───── Data section ─────
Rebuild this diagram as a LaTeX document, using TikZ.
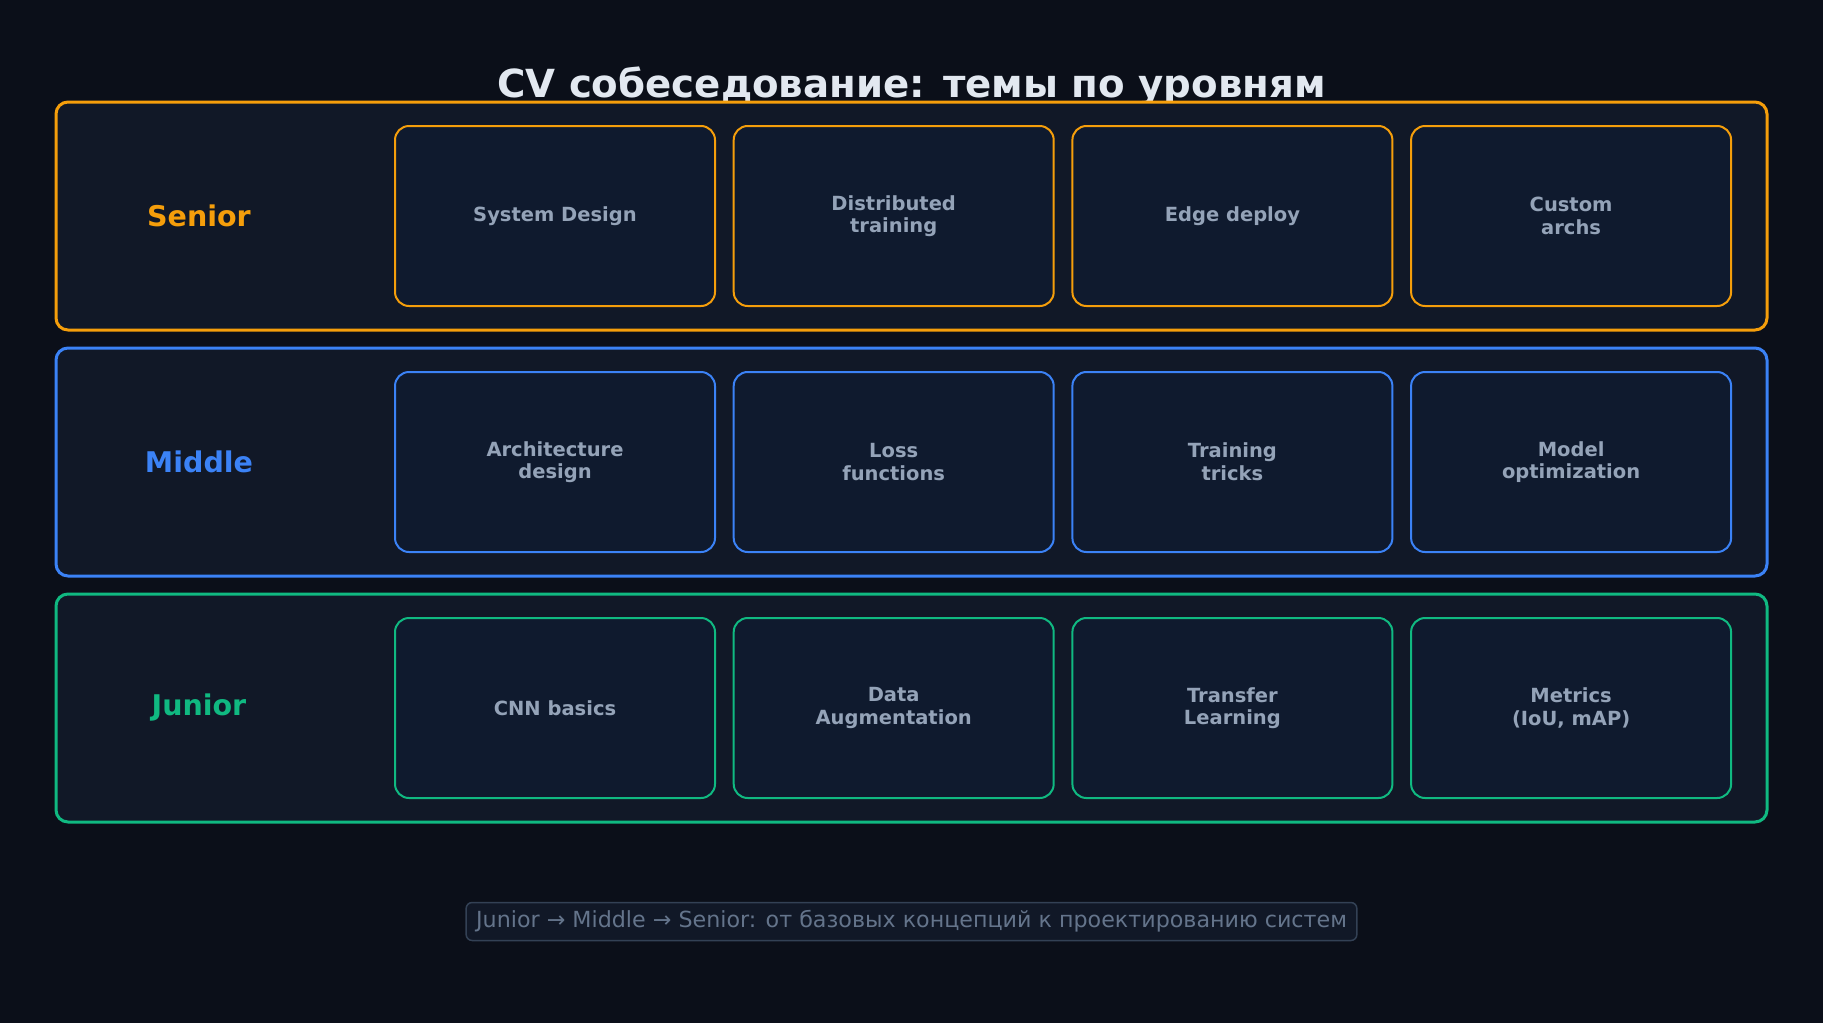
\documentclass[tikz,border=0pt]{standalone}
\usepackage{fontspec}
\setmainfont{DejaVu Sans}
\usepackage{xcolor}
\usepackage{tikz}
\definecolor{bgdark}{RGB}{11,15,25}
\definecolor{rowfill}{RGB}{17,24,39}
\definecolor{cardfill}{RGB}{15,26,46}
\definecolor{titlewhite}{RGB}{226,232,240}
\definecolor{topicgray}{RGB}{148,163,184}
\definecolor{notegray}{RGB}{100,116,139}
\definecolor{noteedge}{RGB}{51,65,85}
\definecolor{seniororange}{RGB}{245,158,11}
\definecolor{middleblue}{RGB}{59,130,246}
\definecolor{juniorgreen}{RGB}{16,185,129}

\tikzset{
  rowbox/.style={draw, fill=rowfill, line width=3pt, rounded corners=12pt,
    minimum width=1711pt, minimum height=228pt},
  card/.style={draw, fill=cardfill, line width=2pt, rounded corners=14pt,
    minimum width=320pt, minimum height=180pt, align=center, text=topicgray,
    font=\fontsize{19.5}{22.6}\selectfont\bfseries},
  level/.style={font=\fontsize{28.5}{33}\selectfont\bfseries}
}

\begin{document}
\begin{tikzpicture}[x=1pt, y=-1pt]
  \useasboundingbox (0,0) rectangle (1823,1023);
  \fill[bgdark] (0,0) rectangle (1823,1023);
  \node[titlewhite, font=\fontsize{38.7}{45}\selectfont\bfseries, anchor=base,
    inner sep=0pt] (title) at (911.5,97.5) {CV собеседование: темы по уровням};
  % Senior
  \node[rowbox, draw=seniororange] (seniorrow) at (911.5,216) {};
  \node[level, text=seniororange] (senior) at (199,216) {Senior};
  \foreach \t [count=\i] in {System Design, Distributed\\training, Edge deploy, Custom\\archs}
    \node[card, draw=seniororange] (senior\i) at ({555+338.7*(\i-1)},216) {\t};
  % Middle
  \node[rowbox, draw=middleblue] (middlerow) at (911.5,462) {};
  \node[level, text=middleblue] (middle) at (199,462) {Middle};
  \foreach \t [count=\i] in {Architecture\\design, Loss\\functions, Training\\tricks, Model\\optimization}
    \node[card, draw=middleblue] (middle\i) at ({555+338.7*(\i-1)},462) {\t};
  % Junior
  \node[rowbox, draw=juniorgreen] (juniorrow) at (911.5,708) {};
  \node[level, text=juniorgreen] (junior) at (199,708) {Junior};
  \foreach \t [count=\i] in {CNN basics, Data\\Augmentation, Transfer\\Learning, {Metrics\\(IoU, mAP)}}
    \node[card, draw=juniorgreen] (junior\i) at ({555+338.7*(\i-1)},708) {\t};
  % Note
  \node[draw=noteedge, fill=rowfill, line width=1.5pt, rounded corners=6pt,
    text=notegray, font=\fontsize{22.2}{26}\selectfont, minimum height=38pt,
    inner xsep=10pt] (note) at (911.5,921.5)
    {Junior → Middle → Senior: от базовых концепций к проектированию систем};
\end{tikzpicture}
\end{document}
─────
▶ [Problem details]
In your copy, leave out the pictures and reproduce the material above exactly.

▶ [The result]
Rebuild this diagram as a LaTeX document, using TikZ.
\documentclass[tikz,border=0pt]{standalone}
\usepackage{fontspec}
\setmainfont{DejaVu Sans}
\usepackage{xcolor}
\usepackage{tikz}
\definecolor{bgdark}{RGB}{11,15,25}
\definecolor{rowfill}{RGB}{17,24,39}
\definecolor{cardfill}{RGB}{15,26,46}
\definecolor{titlewhite}{RGB}{226,232,240}
\definecolor{topicgray}{RGB}{148,163,184}
\definecolor{notegray}{RGB}{100,116,139}
\definecolor{noteedge}{RGB}{51,65,85}
\definecolor{seniororange}{RGB}{245,158,11}
\definecolor{middleblue}{RGB}{59,130,246}
\definecolor{juniorgreen}{RGB}{16,185,129}

\tikzset{
  rowbox/.style={draw, fill=rowfill, line width=3pt, rounded corners=12pt,
    minimum width=1711pt, minimum height=228pt},
  card/.style={draw, fill=cardfill, line width=2pt, rounded corners=14pt,
    minimum width=320pt, minimum height=180pt, align=center, text=topicgray,
    font=\fontsize{19.5}{22.6}\selectfont\bfseries},
  level/.style={font=\fontsize{28.5}{33}\selectfont\bfseries}
}

\begin{document}
\begin{tikzpicture}[x=1pt, y=-1pt]
  \useasboundingbox (0,0) rectangle (1823,1023);
  \fill[bgdark] (0,0) rectangle (1823,1023);
  \node[titlewhite, font=\fontsize{38.7}{45}\selectfont\bfseries, anchor=base,
    inner sep=0pt] (title) at (911.5,97.5) {CV собеседование: темы по уровням};
  % Senior
  \node[rowbox, draw=seniororange] (seniorrow) at (911.5,216) {};
  \node[level, text=seniororange] (senior) at (199,216) {Senior};
  \foreach \t [count=\i] in {System Design, Distributed\\training, Edge deploy, Custom\\archs}
    \node[card, draw=seniororange] (senior\i) at ({555+338.7*(\i-1)},216) {\t};
  % Middle
  \node[rowbox, draw=middleblue] (middlerow) at (911.5,462) {};
  \node[level, text=middleblue] (middle) at (199,462) {Middle};
  \foreach \t [count=\i] in {Architecture\\design, Loss\\functions, Training\\tricks, Model\\optimization}
    \node[card, draw=middleblue] (middle\i) at ({555+338.7*(\i-1)},462) {\t};
  % Junior
  \node[rowbox, draw=juniorgreen] (juniorrow) at (911.5,708) {};
  \node[level, text=juniorgreen] (junior) at (199,708) {Junior};
  \foreach \t [count=\i] in {CNN basics, Data\\Augmentation, Transfer\\Learning, {Metrics\\(IoU, mAP)}}
    \node[card, draw=juniorgreen] (junior\i) at ({555+338.7*(\i-1)},708) {\t};
  % Note
  \node[draw=noteedge, fill=rowfill, line width=1.5pt, rounded corners=6pt,
    text=notegray, font=\fontsize{22.2}{26}\selectfont, minimum height=38pt,
    inner xsep=10pt] (note) at (911.5,921.5)
    {Junior → Middle → Senior: от базовых концепций к проектированию систем};
\end{tikzpicture}
\end{document}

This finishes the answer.